* **GIVEN INSTRUCTION**:
Leave the pictures out and copy exactly the lines from the line containing "Give me the TikZ source for this diagram." to the line containing "(0,0) rectangle (592,559);", both lines included.

* **RECORDED DATA**:
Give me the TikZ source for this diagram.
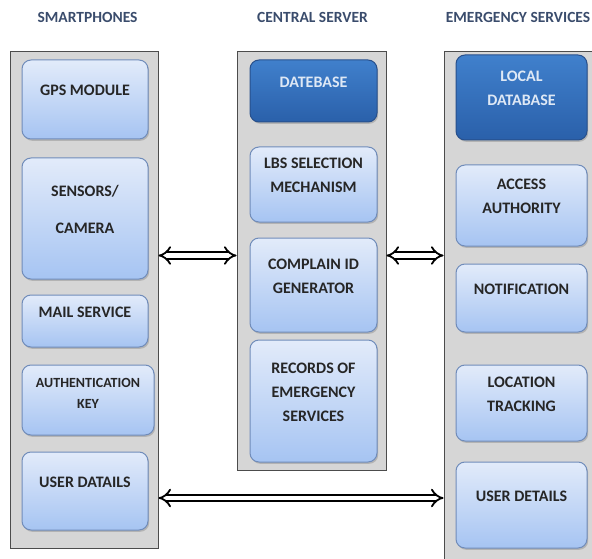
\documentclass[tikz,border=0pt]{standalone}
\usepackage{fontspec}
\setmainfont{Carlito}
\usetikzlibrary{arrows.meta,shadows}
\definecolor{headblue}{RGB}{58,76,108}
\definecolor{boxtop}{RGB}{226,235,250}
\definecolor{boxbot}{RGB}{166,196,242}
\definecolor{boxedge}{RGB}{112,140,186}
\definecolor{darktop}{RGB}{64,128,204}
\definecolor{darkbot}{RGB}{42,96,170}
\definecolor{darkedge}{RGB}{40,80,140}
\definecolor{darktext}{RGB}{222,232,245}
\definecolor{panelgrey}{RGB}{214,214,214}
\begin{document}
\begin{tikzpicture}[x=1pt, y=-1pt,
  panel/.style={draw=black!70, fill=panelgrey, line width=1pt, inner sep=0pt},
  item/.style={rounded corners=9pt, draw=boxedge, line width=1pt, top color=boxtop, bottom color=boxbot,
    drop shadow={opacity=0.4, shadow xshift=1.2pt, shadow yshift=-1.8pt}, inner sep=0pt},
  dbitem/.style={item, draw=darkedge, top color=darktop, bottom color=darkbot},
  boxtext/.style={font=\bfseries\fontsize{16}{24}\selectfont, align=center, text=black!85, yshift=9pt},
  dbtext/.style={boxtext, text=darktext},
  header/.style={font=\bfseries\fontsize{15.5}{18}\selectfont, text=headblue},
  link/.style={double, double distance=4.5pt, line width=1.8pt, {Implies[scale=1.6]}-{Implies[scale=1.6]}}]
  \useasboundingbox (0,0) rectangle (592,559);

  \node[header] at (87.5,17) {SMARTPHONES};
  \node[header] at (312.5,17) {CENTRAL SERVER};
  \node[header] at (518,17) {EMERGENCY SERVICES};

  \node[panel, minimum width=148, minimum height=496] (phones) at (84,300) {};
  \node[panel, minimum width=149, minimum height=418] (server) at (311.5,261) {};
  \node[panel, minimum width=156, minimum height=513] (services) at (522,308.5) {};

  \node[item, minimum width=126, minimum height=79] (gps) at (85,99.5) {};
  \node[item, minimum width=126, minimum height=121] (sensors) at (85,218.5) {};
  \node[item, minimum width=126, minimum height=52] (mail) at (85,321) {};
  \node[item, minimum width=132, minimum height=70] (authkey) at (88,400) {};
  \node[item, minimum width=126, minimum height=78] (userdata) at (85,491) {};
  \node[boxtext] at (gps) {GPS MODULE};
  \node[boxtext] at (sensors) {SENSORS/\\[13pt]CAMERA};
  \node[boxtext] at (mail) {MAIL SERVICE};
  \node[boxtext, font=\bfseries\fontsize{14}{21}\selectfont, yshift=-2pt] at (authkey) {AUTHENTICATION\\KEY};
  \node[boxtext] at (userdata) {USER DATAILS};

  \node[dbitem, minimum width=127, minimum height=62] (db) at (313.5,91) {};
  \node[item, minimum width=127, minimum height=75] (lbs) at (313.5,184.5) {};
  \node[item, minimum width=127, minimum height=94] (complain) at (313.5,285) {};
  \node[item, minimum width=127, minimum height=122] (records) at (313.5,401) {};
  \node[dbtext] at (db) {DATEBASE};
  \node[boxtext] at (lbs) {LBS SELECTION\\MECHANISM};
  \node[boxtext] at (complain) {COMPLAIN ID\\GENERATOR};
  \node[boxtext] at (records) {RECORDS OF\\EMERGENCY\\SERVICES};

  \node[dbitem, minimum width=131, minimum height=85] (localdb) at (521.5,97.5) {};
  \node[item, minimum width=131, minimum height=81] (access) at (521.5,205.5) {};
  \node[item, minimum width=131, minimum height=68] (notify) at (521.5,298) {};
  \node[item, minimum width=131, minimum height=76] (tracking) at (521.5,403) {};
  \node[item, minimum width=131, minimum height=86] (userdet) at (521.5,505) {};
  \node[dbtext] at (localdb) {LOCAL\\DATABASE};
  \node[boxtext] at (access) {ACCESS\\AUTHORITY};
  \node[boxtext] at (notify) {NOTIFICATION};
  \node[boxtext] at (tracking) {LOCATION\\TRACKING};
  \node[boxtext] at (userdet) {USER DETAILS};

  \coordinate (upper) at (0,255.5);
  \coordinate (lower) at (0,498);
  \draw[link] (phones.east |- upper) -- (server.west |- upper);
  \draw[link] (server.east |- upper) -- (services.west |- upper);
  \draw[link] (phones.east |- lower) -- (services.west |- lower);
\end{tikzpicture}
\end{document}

* * *

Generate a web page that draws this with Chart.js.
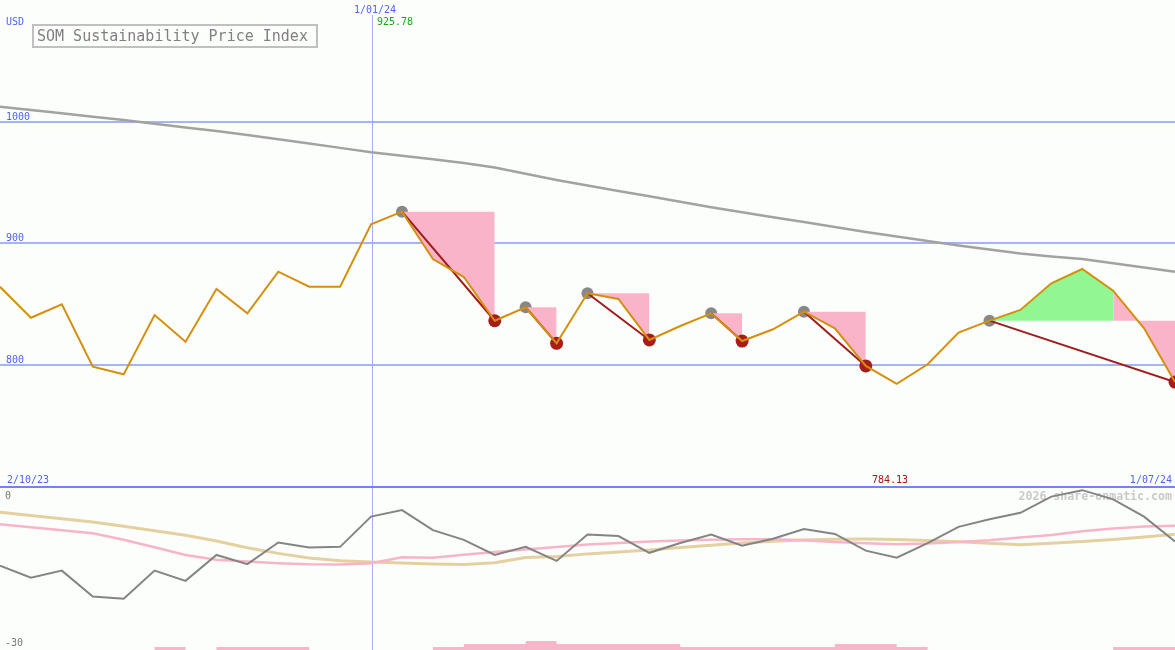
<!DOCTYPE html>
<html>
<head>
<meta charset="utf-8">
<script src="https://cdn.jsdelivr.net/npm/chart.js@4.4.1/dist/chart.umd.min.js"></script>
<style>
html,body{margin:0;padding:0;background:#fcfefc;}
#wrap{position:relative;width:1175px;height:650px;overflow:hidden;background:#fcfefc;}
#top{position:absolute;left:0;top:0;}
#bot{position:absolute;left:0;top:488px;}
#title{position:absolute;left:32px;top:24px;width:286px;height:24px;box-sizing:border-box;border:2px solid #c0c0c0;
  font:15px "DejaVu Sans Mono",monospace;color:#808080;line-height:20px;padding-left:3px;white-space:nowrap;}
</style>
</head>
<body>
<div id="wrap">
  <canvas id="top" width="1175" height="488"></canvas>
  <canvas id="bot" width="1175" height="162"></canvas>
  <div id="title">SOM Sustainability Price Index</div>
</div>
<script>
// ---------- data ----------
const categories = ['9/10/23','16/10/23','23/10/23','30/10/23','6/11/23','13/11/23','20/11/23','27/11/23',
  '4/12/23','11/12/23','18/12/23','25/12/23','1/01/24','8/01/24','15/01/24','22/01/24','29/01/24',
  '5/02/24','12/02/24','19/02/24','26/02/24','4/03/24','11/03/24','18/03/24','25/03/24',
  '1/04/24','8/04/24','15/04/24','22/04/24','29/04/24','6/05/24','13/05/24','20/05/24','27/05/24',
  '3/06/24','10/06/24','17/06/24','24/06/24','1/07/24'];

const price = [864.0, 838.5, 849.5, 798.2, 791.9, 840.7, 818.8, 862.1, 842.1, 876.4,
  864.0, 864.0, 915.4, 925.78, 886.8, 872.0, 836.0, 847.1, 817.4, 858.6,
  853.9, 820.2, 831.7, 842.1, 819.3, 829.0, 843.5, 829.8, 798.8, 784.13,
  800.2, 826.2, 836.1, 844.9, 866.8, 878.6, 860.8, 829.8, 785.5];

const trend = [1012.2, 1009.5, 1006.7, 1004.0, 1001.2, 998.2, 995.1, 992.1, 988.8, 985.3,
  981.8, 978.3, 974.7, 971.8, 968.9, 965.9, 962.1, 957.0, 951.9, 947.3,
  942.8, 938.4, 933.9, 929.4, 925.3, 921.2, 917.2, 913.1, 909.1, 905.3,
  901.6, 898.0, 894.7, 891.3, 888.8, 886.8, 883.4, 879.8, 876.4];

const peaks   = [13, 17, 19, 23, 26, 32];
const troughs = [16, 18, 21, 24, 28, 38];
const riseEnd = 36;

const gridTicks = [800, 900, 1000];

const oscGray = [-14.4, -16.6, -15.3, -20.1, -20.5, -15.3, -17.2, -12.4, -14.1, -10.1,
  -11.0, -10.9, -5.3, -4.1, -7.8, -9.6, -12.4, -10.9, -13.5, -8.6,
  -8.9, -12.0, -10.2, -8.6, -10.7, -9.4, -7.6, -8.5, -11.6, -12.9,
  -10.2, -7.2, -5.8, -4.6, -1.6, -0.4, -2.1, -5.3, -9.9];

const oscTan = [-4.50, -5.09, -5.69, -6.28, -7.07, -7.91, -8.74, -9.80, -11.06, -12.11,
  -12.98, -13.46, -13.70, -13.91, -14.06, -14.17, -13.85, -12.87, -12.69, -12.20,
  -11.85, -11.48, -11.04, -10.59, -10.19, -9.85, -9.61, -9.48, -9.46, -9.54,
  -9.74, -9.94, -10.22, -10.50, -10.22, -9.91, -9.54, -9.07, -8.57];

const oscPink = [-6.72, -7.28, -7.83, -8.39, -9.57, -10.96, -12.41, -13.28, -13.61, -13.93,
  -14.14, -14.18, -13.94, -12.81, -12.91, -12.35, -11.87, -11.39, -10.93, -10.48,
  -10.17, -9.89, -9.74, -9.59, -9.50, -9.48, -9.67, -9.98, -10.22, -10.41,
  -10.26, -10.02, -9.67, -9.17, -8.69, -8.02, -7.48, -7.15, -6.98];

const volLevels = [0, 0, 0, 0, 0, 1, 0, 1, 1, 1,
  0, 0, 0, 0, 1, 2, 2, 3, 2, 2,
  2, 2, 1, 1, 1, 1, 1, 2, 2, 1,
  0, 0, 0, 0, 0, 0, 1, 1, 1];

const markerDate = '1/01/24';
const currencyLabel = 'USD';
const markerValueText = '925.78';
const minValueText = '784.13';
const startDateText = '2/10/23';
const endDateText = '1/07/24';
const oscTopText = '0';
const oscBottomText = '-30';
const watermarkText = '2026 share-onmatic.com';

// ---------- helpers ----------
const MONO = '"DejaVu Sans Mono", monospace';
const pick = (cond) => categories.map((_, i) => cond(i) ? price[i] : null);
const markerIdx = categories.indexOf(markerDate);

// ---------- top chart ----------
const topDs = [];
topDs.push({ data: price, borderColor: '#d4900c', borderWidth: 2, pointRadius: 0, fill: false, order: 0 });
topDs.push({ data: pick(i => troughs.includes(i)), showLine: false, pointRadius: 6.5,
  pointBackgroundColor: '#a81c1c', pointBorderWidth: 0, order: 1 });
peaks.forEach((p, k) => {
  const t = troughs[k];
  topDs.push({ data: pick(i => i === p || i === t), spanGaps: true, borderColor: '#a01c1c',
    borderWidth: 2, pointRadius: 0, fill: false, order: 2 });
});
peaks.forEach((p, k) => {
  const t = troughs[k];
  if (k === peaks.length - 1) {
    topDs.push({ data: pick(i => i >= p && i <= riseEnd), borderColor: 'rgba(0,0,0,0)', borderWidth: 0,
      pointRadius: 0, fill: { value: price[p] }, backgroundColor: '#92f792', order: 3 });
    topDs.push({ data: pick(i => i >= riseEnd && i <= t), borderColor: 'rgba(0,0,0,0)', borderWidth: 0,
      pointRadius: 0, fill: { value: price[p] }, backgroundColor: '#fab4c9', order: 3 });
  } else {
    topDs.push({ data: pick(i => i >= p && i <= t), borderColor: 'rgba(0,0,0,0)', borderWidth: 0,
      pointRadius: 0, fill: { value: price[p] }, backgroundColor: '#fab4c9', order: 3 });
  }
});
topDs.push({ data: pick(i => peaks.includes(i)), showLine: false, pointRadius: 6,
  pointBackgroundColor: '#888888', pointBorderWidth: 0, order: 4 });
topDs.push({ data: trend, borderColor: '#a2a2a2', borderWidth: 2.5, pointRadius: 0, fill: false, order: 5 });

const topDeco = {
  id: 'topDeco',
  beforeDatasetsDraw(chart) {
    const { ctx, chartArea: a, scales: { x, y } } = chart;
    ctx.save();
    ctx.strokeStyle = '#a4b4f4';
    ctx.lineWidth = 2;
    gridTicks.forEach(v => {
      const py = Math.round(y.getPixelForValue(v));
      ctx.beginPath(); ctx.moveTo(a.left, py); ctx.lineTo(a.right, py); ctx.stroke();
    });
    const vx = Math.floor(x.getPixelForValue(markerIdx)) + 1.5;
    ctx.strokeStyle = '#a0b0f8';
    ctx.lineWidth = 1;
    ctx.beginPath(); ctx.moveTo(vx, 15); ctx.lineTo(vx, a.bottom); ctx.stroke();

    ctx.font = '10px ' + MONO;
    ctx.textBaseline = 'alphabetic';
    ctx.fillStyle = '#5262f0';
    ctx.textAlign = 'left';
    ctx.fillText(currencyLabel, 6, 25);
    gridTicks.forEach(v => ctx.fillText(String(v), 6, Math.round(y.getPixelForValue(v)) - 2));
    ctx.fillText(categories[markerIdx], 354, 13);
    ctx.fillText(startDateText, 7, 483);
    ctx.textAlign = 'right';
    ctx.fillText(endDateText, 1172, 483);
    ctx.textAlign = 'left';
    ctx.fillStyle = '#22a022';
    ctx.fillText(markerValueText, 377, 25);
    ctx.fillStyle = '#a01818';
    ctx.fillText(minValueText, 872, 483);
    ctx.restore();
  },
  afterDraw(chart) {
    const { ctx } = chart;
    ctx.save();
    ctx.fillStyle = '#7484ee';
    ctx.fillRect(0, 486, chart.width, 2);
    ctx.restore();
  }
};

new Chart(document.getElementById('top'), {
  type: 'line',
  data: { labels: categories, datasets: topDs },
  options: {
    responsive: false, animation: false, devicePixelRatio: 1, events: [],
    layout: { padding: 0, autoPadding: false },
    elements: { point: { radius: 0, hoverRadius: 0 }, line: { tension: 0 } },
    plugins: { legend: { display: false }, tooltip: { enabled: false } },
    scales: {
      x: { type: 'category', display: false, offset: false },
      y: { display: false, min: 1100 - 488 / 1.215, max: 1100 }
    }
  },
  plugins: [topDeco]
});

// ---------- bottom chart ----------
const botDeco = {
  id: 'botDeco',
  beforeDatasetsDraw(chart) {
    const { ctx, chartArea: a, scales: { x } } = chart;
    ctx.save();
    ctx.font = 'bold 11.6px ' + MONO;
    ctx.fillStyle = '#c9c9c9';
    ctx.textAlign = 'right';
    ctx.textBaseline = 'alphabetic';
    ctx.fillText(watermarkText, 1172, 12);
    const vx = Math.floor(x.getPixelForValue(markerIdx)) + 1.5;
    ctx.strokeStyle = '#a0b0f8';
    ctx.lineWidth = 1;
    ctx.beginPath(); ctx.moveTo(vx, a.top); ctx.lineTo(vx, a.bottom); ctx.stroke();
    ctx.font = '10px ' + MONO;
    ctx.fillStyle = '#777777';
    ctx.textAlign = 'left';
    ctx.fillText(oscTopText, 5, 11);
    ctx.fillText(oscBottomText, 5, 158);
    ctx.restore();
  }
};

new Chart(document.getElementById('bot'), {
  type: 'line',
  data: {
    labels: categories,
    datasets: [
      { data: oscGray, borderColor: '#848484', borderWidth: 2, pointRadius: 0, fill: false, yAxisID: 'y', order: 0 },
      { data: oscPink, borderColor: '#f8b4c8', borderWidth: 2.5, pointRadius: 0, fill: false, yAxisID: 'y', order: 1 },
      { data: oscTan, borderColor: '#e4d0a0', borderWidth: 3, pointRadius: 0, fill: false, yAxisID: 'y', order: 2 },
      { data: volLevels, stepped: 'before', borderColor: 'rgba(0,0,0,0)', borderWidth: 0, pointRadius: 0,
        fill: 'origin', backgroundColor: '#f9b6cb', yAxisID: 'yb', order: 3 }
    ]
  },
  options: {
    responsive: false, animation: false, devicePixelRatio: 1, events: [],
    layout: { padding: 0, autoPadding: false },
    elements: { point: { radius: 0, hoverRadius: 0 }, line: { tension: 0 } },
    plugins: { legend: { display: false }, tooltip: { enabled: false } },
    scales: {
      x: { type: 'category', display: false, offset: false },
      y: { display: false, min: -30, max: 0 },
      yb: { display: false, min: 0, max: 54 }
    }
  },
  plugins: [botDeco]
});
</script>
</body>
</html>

* **RESPONSE FOR THIS EXERCISE**:
Give me the TikZ source for this diagram.
\documentclass[tikz,border=0pt]{standalone}
\usepackage{fontspec}
\setmainfont{Carlito}
\usetikzlibrary{arrows.meta,shadows}
\definecolor{headblue}{RGB}{58,76,108}
\definecolor{boxtop}{RGB}{226,235,250}
\definecolor{boxbot}{RGB}{166,196,242}
\definecolor{boxedge}{RGB}{112,140,186}
\definecolor{darktop}{RGB}{64,128,204}
\definecolor{darkbot}{RGB}{42,96,170}
\definecolor{darkedge}{RGB}{40,80,140}
\definecolor{darktext}{RGB}{222,232,245}
\definecolor{panelgrey}{RGB}{214,214,214}
\begin{document}
\begin{tikzpicture}[x=1pt, y=-1pt,
  panel/.style={draw=black!70, fill=panelgrey, line width=1pt, inner sep=0pt},
  item/.style={rounded corners=9pt, draw=boxedge, line width=1pt, top color=boxtop, bottom color=boxbot,
    drop shadow={opacity=0.4, shadow xshift=1.2pt, shadow yshift=-1.8pt}, inner sep=0pt},
  dbitem/.style={item, draw=darkedge, top color=darktop, bottom color=darkbot},
  boxtext/.style={font=\bfseries\fontsize{16}{24}\selectfont, align=center, text=black!85, yshift=9pt},
  dbtext/.style={boxtext, text=darktext},
  header/.style={font=\bfseries\fontsize{15.5}{18}\selectfont, text=headblue},
  link/.style={double, double distance=4.5pt, line width=1.8pt, {Implies[scale=1.6]}-{Implies[scale=1.6]}}]
  \useasboundingbox (0,0) rectangle (592,559);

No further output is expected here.